What is to be transcribed is the run of lines opening with the one that has "Reproduce this diagram with TikZ." and closing with the one that has "(0,0) rectangle (956,1597);", and only that run, exactly.

_ _ _ _

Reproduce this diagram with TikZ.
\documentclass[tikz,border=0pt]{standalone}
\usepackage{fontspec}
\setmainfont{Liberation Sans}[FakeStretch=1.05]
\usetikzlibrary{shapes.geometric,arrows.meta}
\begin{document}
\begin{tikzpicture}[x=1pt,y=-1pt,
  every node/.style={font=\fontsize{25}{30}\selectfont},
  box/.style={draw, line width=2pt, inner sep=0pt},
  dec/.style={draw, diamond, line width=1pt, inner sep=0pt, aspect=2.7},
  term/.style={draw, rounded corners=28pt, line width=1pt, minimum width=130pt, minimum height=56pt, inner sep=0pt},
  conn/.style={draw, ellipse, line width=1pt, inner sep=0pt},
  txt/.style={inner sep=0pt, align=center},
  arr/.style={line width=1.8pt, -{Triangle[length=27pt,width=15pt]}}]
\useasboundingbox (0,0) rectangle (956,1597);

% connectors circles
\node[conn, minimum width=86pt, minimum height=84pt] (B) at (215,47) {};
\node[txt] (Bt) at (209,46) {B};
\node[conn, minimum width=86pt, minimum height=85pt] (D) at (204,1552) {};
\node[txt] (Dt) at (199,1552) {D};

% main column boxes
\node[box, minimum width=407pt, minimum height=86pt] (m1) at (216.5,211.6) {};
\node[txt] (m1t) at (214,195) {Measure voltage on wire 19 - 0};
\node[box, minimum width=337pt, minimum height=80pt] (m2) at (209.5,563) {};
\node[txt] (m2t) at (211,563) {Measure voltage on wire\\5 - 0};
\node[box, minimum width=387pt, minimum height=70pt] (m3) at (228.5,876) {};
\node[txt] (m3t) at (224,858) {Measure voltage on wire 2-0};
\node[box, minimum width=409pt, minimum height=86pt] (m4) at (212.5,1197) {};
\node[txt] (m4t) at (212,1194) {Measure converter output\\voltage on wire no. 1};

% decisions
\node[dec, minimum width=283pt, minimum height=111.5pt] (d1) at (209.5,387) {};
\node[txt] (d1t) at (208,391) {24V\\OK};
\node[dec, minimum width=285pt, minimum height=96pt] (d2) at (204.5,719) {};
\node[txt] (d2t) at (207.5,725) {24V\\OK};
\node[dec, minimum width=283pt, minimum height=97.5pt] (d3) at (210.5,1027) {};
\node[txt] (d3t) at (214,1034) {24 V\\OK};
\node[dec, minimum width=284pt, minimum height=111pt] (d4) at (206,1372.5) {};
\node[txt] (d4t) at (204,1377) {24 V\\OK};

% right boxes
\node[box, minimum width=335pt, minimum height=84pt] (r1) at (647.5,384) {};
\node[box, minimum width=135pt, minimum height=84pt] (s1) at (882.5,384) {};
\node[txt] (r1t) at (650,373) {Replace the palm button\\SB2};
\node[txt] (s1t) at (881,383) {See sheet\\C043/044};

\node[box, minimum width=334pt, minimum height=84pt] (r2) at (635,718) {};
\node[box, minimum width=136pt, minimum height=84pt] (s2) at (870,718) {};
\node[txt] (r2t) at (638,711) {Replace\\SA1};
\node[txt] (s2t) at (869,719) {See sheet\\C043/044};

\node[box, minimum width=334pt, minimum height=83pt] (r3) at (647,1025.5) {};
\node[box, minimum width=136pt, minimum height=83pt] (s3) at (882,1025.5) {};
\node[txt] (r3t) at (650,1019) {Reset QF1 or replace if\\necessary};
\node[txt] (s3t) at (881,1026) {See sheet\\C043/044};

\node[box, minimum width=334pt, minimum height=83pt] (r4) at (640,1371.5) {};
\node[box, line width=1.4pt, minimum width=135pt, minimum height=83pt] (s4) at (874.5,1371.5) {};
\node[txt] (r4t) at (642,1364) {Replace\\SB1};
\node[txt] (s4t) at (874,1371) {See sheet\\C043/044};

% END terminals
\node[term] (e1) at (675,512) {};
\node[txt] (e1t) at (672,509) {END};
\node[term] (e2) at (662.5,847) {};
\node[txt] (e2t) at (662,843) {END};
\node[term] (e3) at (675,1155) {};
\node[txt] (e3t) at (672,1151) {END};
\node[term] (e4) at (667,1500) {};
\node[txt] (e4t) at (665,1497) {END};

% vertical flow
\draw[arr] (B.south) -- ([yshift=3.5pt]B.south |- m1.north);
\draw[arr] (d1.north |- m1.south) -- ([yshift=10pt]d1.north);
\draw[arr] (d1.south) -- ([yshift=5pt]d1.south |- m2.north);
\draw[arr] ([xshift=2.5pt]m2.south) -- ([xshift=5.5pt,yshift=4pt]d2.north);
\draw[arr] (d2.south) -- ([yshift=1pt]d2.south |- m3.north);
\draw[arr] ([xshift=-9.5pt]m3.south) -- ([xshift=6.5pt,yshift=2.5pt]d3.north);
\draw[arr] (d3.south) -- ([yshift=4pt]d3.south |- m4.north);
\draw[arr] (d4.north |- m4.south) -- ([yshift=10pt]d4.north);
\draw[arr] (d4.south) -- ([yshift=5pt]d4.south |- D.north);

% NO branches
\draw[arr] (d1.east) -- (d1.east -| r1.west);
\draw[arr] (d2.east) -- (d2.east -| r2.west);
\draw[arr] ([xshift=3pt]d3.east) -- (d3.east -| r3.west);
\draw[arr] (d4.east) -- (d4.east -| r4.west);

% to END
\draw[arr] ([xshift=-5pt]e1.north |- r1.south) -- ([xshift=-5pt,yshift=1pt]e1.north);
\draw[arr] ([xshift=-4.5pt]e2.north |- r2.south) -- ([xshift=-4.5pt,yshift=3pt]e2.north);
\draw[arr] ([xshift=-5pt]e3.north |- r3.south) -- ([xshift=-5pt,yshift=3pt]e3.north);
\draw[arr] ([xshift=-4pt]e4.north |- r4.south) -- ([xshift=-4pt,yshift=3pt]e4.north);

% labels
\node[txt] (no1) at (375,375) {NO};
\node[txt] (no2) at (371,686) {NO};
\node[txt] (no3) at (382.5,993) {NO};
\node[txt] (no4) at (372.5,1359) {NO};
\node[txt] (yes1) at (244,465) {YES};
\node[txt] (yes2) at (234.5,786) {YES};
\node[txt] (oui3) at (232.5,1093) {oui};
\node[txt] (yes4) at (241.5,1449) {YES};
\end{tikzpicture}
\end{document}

_ _ _ _

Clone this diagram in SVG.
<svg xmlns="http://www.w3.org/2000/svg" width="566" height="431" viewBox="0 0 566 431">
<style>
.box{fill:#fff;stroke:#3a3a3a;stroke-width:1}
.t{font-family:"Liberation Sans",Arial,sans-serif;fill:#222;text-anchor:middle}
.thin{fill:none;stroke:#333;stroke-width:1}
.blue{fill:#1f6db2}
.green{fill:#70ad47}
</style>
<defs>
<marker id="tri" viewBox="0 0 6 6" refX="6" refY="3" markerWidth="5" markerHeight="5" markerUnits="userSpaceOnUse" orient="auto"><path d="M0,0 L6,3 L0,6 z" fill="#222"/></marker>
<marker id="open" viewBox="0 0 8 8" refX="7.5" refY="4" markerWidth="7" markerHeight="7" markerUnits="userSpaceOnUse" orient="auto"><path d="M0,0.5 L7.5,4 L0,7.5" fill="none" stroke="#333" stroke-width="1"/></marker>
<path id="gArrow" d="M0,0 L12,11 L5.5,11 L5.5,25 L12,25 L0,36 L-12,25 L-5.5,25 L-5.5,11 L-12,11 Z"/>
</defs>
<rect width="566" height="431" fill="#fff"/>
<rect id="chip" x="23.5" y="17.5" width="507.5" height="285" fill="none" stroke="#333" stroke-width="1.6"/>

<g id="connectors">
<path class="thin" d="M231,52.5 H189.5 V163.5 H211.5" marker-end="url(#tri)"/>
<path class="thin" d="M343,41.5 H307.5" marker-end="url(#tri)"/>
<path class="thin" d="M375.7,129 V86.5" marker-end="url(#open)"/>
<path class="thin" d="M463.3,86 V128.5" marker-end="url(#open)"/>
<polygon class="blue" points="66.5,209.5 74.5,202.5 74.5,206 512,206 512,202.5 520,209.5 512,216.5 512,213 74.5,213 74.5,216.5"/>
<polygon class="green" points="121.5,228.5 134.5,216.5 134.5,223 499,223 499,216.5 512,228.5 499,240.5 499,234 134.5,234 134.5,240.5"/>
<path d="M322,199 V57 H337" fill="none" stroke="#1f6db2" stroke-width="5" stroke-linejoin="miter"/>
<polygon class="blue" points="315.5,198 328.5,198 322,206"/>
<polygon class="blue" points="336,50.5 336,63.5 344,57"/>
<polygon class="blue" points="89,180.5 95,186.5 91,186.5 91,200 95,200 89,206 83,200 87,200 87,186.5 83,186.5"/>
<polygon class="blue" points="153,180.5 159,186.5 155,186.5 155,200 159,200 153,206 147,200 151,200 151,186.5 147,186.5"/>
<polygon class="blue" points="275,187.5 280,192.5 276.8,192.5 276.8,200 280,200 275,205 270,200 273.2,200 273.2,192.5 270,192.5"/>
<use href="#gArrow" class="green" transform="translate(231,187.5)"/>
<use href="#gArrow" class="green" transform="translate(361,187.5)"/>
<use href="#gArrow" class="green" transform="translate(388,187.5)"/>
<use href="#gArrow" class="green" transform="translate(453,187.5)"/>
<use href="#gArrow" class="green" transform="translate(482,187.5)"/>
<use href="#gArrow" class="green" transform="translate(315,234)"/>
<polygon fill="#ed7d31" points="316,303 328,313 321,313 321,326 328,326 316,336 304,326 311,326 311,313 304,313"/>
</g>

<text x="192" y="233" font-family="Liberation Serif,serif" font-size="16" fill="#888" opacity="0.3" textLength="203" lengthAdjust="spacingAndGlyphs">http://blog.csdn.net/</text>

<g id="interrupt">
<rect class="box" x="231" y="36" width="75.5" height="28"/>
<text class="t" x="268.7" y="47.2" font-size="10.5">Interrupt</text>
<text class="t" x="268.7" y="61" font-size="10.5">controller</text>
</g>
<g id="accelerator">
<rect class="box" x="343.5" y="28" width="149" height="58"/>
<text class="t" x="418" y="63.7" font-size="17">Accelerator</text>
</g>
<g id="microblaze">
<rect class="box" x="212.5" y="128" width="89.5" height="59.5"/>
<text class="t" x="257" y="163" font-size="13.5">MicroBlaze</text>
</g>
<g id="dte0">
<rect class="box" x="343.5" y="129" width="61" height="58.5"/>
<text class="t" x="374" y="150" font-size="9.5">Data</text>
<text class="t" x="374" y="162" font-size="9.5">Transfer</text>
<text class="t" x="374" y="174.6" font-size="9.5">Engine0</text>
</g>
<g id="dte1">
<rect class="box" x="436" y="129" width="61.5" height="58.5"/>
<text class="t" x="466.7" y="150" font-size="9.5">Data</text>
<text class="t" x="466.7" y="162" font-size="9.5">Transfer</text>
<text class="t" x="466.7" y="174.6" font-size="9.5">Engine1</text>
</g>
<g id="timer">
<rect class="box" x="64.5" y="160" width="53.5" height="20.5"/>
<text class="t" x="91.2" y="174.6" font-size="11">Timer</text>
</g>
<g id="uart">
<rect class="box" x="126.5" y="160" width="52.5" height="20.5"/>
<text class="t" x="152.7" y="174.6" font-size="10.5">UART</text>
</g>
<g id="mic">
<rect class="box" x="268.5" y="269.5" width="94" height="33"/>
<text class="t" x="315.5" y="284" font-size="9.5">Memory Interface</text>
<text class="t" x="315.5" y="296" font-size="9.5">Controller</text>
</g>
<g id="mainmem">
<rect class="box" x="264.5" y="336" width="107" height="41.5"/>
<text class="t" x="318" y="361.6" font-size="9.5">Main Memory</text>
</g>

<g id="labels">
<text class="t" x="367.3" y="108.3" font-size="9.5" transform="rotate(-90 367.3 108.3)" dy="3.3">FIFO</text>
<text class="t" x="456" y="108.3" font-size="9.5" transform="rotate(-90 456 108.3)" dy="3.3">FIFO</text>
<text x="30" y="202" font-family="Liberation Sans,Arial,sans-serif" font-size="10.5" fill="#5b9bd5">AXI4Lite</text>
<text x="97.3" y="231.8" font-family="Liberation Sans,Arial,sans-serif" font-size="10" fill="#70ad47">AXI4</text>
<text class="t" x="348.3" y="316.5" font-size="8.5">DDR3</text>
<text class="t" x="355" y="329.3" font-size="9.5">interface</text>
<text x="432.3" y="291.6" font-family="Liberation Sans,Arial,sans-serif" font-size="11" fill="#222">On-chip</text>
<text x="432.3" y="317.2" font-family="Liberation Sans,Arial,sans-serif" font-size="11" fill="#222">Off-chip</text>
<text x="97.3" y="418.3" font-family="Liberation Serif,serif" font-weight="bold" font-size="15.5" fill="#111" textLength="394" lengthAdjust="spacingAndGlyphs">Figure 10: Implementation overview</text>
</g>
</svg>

_ _ _ _

**Solution:**
Reproduce this diagram with TikZ.
\documentclass[tikz,border=0pt]{standalone}
\usepackage{fontspec}
\setmainfont{Liberation Sans}[FakeStretch=1.05]
\usetikzlibrary{shapes.geometric,arrows.meta}
\begin{document}
\begin{tikzpicture}[x=1pt,y=-1pt,
  every node/.style={font=\fontsize{25}{30}\selectfont},
  box/.style={draw, line width=2pt, inner sep=0pt},
  dec/.style={draw, diamond, line width=1pt, inner sep=0pt, aspect=2.7},
  term/.style={draw, rounded corners=28pt, line width=1pt, minimum width=130pt, minimum height=56pt, inner sep=0pt},
  conn/.style={draw, ellipse, line width=1pt, inner sep=0pt},
  txt/.style={inner sep=0pt, align=center},
  arr/.style={line width=1.8pt, -{Triangle[length=27pt,width=15pt]}}]
\useasboundingbox (0,0) rectangle (956,1597);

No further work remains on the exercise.